Let $t = \cos x$. Differentiating both sides with respect to $x$, we get $\frac{dt}{dx} = -\sin x$, which implies $dt = -\sin x \, dx$, or $\sin x \, dx = -dt$.

Now, we must change the limits of integration: When $x = 0$, $t = \cos(0) = 1$. When $x = \pi$, $t = \cos(\pi) = -1$.

Substituting these into the integral, we get: $I = \int\limits_1^{-1} {{{{e^t}(-dt)} \over {(1 + {t^2})({e^t} + {e^{ - t}})}}}$ $I = - \int\limits_1^{-1} {{{{e^t}} \over {(1 + {t^2})({e^t} + {e^{ - t}})}}dt}$ Using the property $\int_a^b f(x) dx = -\int_b^a f(x) dx$, we can swap the limits of integration and remove the negative sign: $I = \int\limits_{-1}^1 {{{{e^t}} \over {(1 + {t^2})({e^t} + {e^{ - t}})}}dt} \quad \text{... (Equation 1)}$

Step 2: Apply the Property of Definite Integrals for Symmetric Limits

The integral in Equation 1 has symmetric limits from $-1$ to $1$. We can use the property $\int_{-a}^a f(t) \, dt = \int_{-a}^a f(-t) \, dt$. Let $f(t) = {{{e^t}} \over {(1 + {t^2})({e^t} + {e^{ - t}})}}$. Then, $f(-t) = {{{e^{-t}}} \over {(1 + {(-t)^2})({e^{-t}} + {e^{ - (-t)}})}} = {{{e^{-t}}} \over {(1 + {t^2})({e^{-t}} + {e^t})}}$.
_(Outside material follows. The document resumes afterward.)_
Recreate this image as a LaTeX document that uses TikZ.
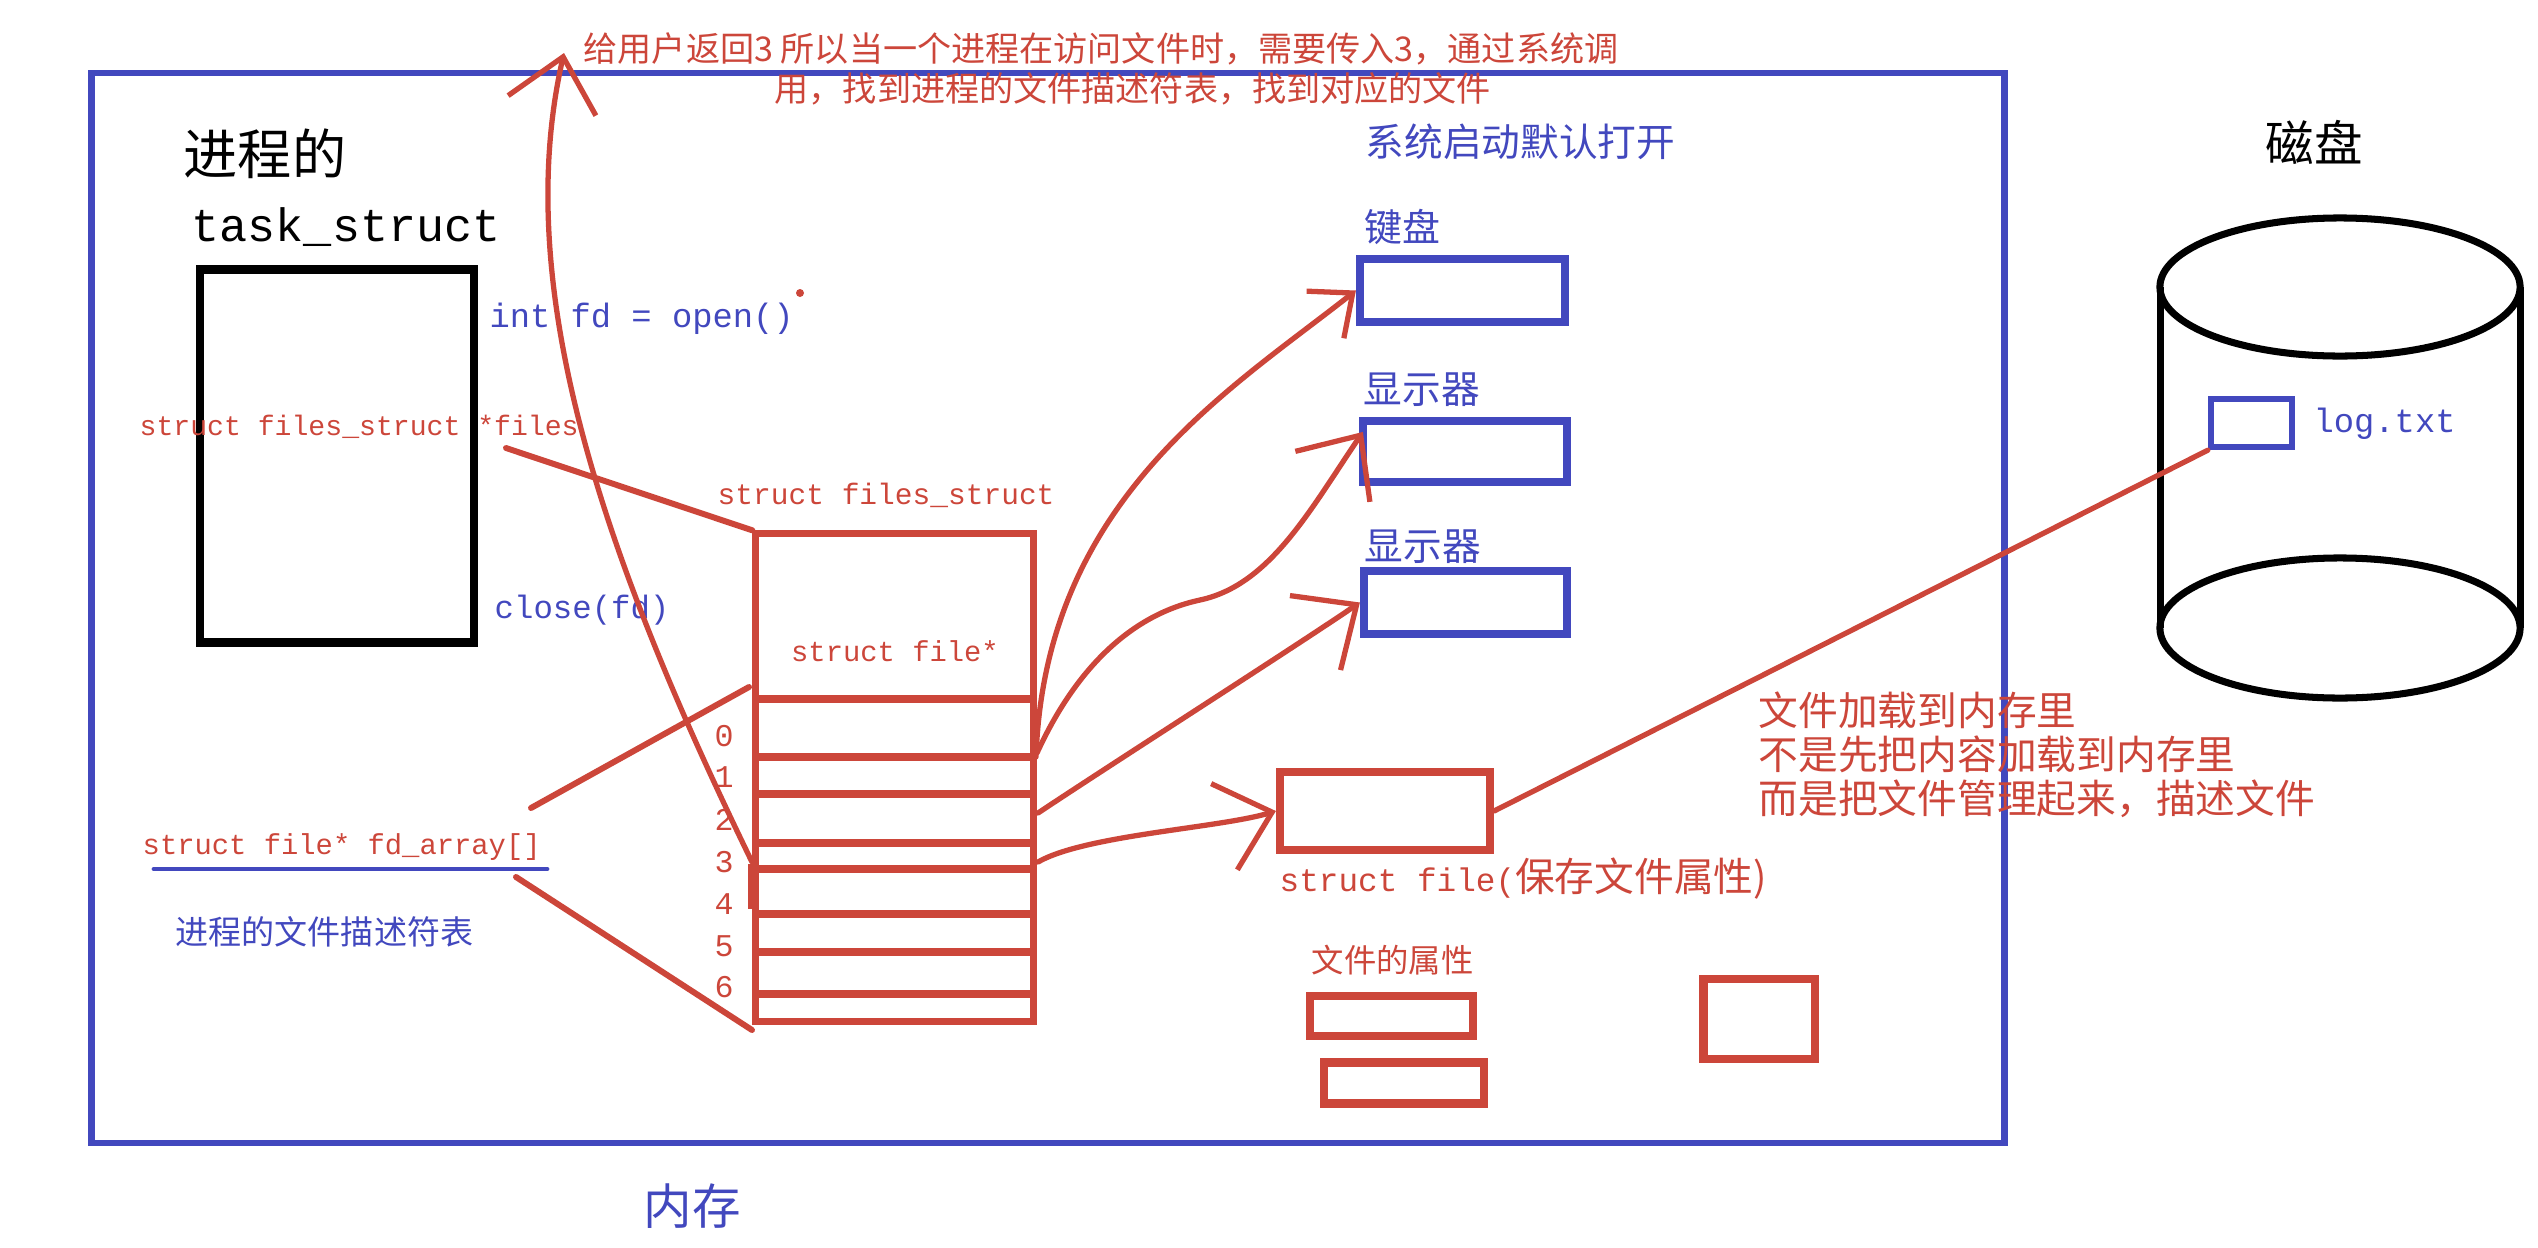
\documentclass[tikz,border=0pt]{standalone}
\usepackage{fontspec}
\setmainfont{Liberation Mono}
\newfontfamily\cjk{Noto Sans CJK SC}
\usetikzlibrary{arrows.meta, calc}
\definecolor{penred}{RGB}{204, 70, 58}
\definecolor{penblue}{RGB}{66, 72, 190}
\newcommand{\fsz}[1]{\fontsize{#1pt}{#1pt}\selectfont}

\begin{document}
\begin{tikzpicture}[x=0.01cm, y=-0.01cm,
    redtxt/.style={text=penred, inner sep=0pt},
    bluetxt/.style={text=penblue, inner sep=0pt},
    redbox/.style={draw=penred, line width=2.3pt, inner sep=0pt},
    bluebox/.style={draw=penblue, line width=2.3pt, inner sep=0pt},
    redline/.style={draw=penred, line width=1.7pt, line cap=round},
    fdarrow/.style={redline, line width=1.5pt, -{Straight Barb[length=5mm, width=9mm]}}]

    \useasboundingbox (0,0) rectangle (2538,1248);

    \node[draw=penblue, line width=1.8pt, minimum width=19.12cm, minimum height=10.70cm] (mem) at (1048,608) {};
    \node[bluetxt, font=\cjk\fsz{13.8}] (memlbl) at (692,1206) {内存};

    \node[anchor=west, inner sep=0pt, font=\cjk\fsz{15.4}] (procname) at (183,154) {进程的};
    \node[anchor=west, inner sep=0pt, font=\fsz{13.3}] (tasklbl) at (191,227) {task\_struct};
    \node[draw, line width=2.5pt, minimum width=2.74cm, minimum height=3.73cm] (taskbox) at (337,456) {};
    \node[bluetxt, anchor=west, font=\fsz{9.6}] (openlbl) at (489,319) {int fd = open()};
    \fill[penred] (800,293) circle[radius=0.04cm];
    \node[redtxt, anchor=west, font=\fsz{8}] (fileslbl) at (139,427) {struct files\_struct *files};
    \node[bluetxt, anchor=west, font=\fsz{9.2}] (closelbl) at (494,610) {close(fd)};

    \node[redtxt, anchor=west, font=\fsz{8.4}] (fstitle) at (717,495) {struct files\_struct};
    \node[redbox, line width=2pt, minimum width=2.77cm, minimum height=4.87cm] (fstab) at (894.5,777.5) {};
    \foreach \y in {699,757,794,843,869,914,952,994}
        \draw[penred, line width=2pt] (756,\y) -- (1033,\y);
    \fill[penred] (748,864) rectangle (757,909);
    \node[redtxt, font=\fsz{8.2}] (slotlbl) at (895,651) {struct file*};
    \foreach \d/\y in {0/736,1/777,2/820,3/862,4/904,5/946,6/987}
        \node[redtxt, font=\fsz{9}] (idx\d) at (724,\y) {\d};

    \node[redtxt, anchor=west, font=\fsz{8.2}] (fdlbl) at (142,847) {struct file* fd\_array[]};
    \draw[penblue, line width=1.4pt, line cap=round] (154,869) -- (547,869);
    \node[bluetxt, anchor=west, font=\cjk\fsz{9.4}] (fdtbl) at (175,932) {进程的文件描述符表};

    \coordinate (filesptr) at (506,448);
    \coordinate (fdtop) at (531,808);
    \coordinate (fdbot) at (516,877);
    \coordinate (slottop) at (749,687);
    \coordinate (slotend) at (752,1030);
    \draw[redline] (filesptr) -- (fstab.north west);
    \draw[redline] (fdtop) -- (slottop);
    \draw[redline] (fdbot) -- (slotend);

    \coordinate (fd3) at (752,862);
    \coordinate (ret) at (564,53);
    \draw[fdarrow] (fd3) .. controls (605,560) and (510,290) .. (ret);
    \node[redtxt, anchor=west, font=\cjk\fsz{9.7}] (retnote) at (583,49) {给用户返回3 所以当一个进程在访问文件时，需要传入3，通过系统调};
    \node[redtxt, anchor=west, font=\cjk\fsz{9.7}] (retnote2) at (774,89) {用，找到进程的文件描述符表，找到对应的文件};

    \node[bluetxt, anchor=west, font=\cjk\fsz{11}] (sysopen) at (1365,142) {系统启动默认打开};
    \node[bluetxt, anchor=west, font=\cjk\fsz{10.8}] (kbdlbl) at (1364,227) {键盘};
    \node[bluebox, minimum width=2.05cm, minimum height=0.63cm] (kbd) at (1462.5,290.5) {};
    \node[bluetxt, anchor=west, font=\cjk\fsz{11}] (scr1lbl) at (1363,390) {显示器};
    \node[bluebox, minimum width=2.04cm, minimum height=0.61cm] (scr1) at (1465,451.5) {};
    \node[bluetxt, anchor=west, font=\cjk\fsz{11}] (scr2lbl) at (1364,547) {显示器};
    \node[bluebox, minimum width=2.03cm, minimum height=0.63cm] (scr2) at (1465.5,602.5) {};

    \node[redbox, minimum width=2.10cm, minimum height=0.78cm] (fbox) at (1385,811) {};
    \node[redtxt, anchor=west] (fboxlbl) at (1279,879) {{\fsz{9.3}struct file(}{\cjk\fsz{11.3}保存文件属性)}};
    \node[redtxt, anchor=west, font=\cjk\fsz{9.2}] (attrlbl) at (1311,960) {文件的属性};
    \node[redbox, minimum width=1.63cm, minimum height=0.40cm] (attr1) at (1391.5,1016) {};
    \node[redbox, minimum width=1.60cm, minimum height=0.41cm] (attr2) at (1404,1083) {};
    \node[redbox, minimum width=1.11cm, minimum height=0.80cm] (spare) at (1759,1019) {};
    \node[redtxt, anchor=west, align=left, font=\cjk\fontsize{11.3pt}{12.5pt}\selectfont] (loadnote) at (1758,755) {文件加载到内存里\\不是先把内容加载到内存里\\而是把文件管理起来，描述文件};

    \node[inner sep=0pt, font=\cjk\fsz{13.8}] (disklbl) at (2314,142) {磁盘};
    \draw[line width=2pt] (2340,287) ellipse [x radius=1.8cm, y radius=0.69cm];
    \draw[line width=2pt] (2340,628) ellipse [x radius=1.8cm, y radius=0.70cm];
    \draw[line width=2pt] (2160,287) -- (2160,628) (2520,287) -- (2520,628);
    \node[bluebox, line width=1.8pt, minimum width=0.81cm, minimum height=0.48cm] (logbox) at (2251.5,423) {};
    \node[bluetxt, anchor=west, font=\fsz{9.6}] (loglbl) at (2313,424) {log.txt};
    \draw[redline, line width=1.5pt] (fbox.east) -- (logbox.south west);

    \coordinate (slot0) at (1036,757);
    \coordinate (slot1) at (1037,753);
    \coordinate (slot2) at (1038,813);
    \coordinate (slot3) at (1038,862);
    \draw[fdarrow, -{Straight Barb[length=3.5mm, width=6mm]}] (slot0) .. controls (1045,500) and (1230,390) .. (kbd.west);
    \draw[fdarrow] (slot1) .. controls (1075,670) and (1130,615) .. (1200,600)
        .. controls (1270,585) and (1310,510) .. ($(scr1.north west)+(4,15)$);
    \draw[fdarrow] (slot2) .. controls (1110,765) and (1290,650) .. (scr2.west);
    \draw[fdarrow] (slot3) .. controls (1085,835) and (1220,828) .. (fbox.west);
\end{tikzpicture}
\end{document}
Therefore, we can also write the integral $I$ as: $I = \int\limits_{-1}^1 {{{{e^{-t}}} \over {(1 + {t^2})({e^{-t}} + {e^t})}}dt} \quad \text{... (Equation 2)}$

Step 3: Combine the Two Forms of the Integral

Now, we add Equation 1 and Equation 2: $I + I = \int\limits_{-1}^1 {{{{e^t}} \over {(1 + {t^2})({e^t} + {e^{ - t}})}}dt} + \int\limits_{-1}^1 {{{{e^{-t}}} \over {(1 + {t^2})({e^{-t}} + {e^t})}}dt}$ $2I = \int\limits_{-1}^1 {\left( {{{e^t}} \over {(1 + {t^2})({e^t} + {e^{ - t}})}} + {{{e^{-t}}} \over {(1 + {t^2})({e^{-t}} + {e^t})}} \right)} dt$ Since the denominators are the same, we can combine the numerators: $2I = \int\limits_{-1}^1 {{{{e^t} + {e^{-t}}} \over {(1 + {t^2})({e^t} + {e^{ - t}})}} dt}$ Notice that the term $(e^t + e^{-t})$ appears in both the numerator and the denominator. We can cancel this term, provided $e^t + e^{-t} \neq 0$, which is always true for real $t$. $2I = \int\limits_{-1}^1 {{{{1}} \over {(1 + {t^2})}} dt}$

Step 4: Evaluate the Simplified Integral

The integral is now a standard form: $2I = \int\limits_{-1}^1 \frac{1}{1+t^2} dt$ The antiderivative of $\frac{1}{1+t^2}$ is $\tan^{-1}(t)$. $2I = \left[ \tan^{-1}(t) \right]_{-1}^1$ Now, we evaluate the definite integral using the limits: $2I = \tan^{-1}(1) - \tan^{-1}(-1)$ We know that $\tan^{-1}(1) = \frac{\pi}{4}$ and $\tan^{-1}(-1) = -\frac{\pi}{4}$. $2I = \frac{\pi}{4} - \left(-\frac{\pi}{4}\right)$ $2I = \frac{\pi}{4} + \frac{\pi}{4}$ $2I = \frac{2\pi}{4}$ $2I = \frac{\pi}{2}$

Step 5: Solve for I

Finally, we solve for $I$ by dividing by 2: $I = \frac{1}{2} \times \frac{\pi}{2}$ $I = \frac{\pi}{4}$

Common Mistakes & Tips

• Forgetting to change limits: When using substitution in definite integrals, always update the limits of integration to correspond to the new variable.
• Sign errors with substitution: The derivative of $\cos x$ is $-\sin x$, so remember to include the negative sign when performing the substitution $dt = -\sin x \, dx$.
• Misapplying the symmetric limit property: Ensure the integrand is indeed an even function of the variable $t$ when using $\int_{-a}^a f(t) dt = \int_{-a}^a f(-t) dt$ or an odd function for $\int_{-a}^a f(t) dt = 0$. In this case, we used the property to get an alternative form of the integral and then added them.

Summary

The problem is solved by first applying a trigonometric substitution to simplify the integrand and transform the limits of integration. The resulting integral has symmetric limits, allowing us to use a property of definite integrals to obtain a second form of the integral. By adding the original and transformed integrals, the expression simplifies significantly. The final step involves evaluating a standard integral of $\frac{1}{1+t^2}$ and solving for the value of the original integral.

The final answer is $\boxed{{\frac{\pi}{4}}}$.